# Source excerpt:
-------------------------
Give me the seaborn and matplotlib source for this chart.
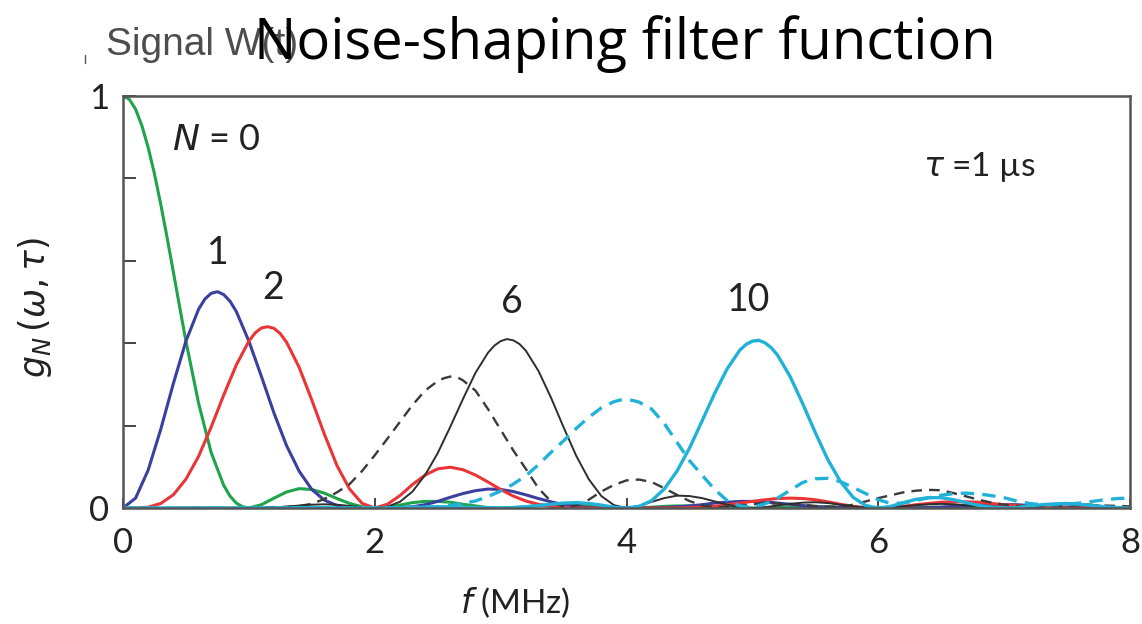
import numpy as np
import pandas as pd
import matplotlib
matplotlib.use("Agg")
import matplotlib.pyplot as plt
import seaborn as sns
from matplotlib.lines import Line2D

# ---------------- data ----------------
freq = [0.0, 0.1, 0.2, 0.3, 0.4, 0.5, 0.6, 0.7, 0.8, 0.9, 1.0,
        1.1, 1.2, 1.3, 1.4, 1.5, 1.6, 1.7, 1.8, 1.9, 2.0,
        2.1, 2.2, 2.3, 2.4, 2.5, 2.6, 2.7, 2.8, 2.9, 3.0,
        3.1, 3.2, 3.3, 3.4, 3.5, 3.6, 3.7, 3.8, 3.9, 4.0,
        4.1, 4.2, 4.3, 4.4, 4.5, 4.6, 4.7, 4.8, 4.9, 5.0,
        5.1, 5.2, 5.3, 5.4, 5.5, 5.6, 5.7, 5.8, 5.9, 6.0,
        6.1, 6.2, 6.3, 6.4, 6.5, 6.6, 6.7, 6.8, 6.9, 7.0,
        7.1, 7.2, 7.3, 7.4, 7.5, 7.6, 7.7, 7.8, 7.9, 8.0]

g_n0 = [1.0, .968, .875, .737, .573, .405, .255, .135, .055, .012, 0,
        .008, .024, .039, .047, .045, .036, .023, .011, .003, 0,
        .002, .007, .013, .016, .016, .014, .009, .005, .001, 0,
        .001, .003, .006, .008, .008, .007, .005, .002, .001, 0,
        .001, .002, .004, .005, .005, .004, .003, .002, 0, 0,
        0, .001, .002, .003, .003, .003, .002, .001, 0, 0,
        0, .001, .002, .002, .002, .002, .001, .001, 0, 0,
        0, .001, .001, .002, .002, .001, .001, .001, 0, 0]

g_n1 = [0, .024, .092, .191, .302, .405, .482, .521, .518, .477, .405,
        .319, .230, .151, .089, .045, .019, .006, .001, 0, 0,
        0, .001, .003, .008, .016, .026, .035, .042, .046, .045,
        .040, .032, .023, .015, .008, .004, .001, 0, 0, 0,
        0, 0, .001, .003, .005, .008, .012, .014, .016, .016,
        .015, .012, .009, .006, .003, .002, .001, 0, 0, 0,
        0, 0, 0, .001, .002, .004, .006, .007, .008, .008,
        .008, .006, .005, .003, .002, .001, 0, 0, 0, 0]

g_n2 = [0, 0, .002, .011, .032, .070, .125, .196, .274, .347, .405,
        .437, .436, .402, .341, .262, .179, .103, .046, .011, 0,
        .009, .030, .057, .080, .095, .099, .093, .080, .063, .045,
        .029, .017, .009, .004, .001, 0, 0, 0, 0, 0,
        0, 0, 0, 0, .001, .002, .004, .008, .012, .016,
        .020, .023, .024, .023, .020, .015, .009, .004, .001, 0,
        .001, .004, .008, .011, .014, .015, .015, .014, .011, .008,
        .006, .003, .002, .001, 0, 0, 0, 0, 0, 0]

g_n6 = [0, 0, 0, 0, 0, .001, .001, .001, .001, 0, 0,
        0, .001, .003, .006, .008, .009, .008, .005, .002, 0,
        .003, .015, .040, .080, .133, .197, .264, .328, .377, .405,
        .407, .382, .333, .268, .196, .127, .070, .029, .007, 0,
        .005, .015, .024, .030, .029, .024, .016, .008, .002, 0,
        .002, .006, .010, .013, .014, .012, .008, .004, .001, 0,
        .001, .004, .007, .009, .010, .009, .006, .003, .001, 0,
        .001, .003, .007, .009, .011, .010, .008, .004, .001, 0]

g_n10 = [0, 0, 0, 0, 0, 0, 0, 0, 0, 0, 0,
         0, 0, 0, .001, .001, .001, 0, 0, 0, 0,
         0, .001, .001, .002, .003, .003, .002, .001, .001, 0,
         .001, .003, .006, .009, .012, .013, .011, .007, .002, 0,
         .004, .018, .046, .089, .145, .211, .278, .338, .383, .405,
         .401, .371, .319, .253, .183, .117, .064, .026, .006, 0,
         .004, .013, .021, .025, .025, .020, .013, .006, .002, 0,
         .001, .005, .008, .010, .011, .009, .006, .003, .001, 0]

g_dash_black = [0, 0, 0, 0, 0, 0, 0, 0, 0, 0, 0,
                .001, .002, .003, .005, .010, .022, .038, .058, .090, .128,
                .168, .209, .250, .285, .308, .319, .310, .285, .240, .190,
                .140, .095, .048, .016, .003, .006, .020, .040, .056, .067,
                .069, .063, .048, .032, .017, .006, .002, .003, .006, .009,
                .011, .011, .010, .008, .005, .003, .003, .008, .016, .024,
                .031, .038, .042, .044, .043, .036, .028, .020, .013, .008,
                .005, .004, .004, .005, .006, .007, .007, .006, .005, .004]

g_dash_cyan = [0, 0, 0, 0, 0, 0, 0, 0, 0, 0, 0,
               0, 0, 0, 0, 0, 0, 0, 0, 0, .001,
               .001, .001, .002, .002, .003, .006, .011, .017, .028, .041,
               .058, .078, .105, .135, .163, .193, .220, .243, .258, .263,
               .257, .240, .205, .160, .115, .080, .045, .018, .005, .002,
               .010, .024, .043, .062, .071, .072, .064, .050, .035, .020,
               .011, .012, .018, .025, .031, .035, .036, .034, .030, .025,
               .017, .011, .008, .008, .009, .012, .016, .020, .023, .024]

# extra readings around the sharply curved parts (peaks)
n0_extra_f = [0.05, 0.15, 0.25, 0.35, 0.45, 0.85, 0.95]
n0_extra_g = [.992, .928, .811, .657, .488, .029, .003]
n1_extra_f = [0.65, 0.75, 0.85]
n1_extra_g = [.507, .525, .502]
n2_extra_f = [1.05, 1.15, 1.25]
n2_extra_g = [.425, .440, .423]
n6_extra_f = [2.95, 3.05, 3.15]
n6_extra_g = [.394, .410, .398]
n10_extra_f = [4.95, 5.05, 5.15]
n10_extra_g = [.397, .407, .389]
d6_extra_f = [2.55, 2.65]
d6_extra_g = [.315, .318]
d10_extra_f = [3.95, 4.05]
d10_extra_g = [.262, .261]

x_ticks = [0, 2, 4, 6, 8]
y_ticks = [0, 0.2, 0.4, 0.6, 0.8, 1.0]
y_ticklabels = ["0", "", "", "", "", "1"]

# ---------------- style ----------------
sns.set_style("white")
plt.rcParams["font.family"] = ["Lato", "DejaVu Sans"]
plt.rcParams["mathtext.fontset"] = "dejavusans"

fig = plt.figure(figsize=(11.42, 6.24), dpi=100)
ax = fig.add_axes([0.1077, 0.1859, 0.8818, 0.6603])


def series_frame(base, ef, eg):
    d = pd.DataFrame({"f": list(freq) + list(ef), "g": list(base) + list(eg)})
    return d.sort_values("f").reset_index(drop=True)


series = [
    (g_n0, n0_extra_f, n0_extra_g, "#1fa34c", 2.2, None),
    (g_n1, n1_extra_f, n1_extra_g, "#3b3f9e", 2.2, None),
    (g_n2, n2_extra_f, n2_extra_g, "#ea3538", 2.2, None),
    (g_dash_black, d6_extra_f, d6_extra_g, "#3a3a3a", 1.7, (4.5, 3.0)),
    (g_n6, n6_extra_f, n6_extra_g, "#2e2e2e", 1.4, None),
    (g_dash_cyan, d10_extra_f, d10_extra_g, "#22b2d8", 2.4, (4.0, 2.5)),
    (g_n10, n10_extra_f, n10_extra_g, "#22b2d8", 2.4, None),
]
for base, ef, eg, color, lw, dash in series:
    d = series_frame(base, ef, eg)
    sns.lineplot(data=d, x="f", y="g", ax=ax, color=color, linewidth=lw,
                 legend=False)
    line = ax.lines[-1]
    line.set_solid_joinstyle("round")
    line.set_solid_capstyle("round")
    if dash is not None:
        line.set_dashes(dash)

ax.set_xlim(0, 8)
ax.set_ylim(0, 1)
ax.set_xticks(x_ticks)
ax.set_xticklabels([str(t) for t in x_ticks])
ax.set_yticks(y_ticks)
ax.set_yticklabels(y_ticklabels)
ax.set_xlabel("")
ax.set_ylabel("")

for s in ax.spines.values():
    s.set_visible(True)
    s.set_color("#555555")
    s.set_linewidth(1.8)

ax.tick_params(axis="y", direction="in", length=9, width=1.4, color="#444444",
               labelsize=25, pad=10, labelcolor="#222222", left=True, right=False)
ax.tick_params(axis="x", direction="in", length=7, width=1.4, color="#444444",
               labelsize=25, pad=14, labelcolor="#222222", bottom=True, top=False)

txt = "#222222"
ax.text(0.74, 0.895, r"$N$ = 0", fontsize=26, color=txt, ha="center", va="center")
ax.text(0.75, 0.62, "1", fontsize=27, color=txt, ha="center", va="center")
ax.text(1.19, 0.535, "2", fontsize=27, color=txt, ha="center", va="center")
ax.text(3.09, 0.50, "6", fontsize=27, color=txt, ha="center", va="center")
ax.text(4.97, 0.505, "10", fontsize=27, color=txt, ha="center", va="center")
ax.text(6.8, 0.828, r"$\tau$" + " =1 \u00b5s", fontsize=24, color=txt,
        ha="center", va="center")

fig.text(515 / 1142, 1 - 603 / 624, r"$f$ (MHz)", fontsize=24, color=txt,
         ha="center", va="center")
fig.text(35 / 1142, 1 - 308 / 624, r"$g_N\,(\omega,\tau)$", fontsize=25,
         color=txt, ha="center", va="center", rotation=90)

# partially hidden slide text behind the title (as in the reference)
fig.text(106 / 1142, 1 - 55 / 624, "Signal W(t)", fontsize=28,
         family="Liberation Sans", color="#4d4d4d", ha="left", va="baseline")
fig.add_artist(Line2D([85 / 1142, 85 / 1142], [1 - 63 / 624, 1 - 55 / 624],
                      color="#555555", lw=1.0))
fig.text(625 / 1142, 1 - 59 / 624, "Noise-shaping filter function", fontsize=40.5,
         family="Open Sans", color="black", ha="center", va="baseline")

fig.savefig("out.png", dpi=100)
-------------------------
# Requirement:
Please quote the lines of the material, beginning with the first and ending with the one that contains "0, .001, .001, .002, .002, .001, .001, .001, 0, 0]", exactly as written and without any pictures.

# Solution below:
Give me the seaborn and matplotlib source for this chart.
import numpy as np
import pandas as pd
import matplotlib
matplotlib.use("Agg")
import matplotlib.pyplot as plt
import seaborn as sns
from matplotlib.lines import Line2D

# ---------------- data ----------------
freq = [0.0, 0.1, 0.2, 0.3, 0.4, 0.5, 0.6, 0.7, 0.8, 0.9, 1.0,
        1.1, 1.2, 1.3, 1.4, 1.5, 1.6, 1.7, 1.8, 1.9, 2.0,
        2.1, 2.2, 2.3, 2.4, 2.5, 2.6, 2.7, 2.8, 2.9, 3.0,
        3.1, 3.2, 3.3, 3.4, 3.5, 3.6, 3.7, 3.8, 3.9, 4.0,
        4.1, 4.2, 4.3, 4.4, 4.5, 4.6, 4.7, 4.8, 4.9, 5.0,
        5.1, 5.2, 5.3, 5.4, 5.5, 5.6, 5.7, 5.8, 5.9, 6.0,
        6.1, 6.2, 6.3, 6.4, 6.5, 6.6, 6.7, 6.8, 6.9, 7.0,
        7.1, 7.2, 7.3, 7.4, 7.5, 7.6, 7.7, 7.8, 7.9, 8.0]

g_n0 = [1.0, .968, .875, .737, .573, .405, .255, .135, .055, .012, 0,
        .008, .024, .039, .047, .045, .036, .023, .011, .003, 0,
        .002, .007, .013, .016, .016, .014, .009, .005, .001, 0,
        .001, .003, .006, .008, .008, .007, .005, .002, .001, 0,
        .001, .002, .004, .005, .005, .004, .003, .002, 0, 0,
        0, .001, .002, .003, .003, .003, .002, .001, 0, 0,
        0, .001, .002, .002, .002, .002, .001, .001, 0, 0,
        0, .001, .001, .002, .002, .001, .001, .001, 0, 0]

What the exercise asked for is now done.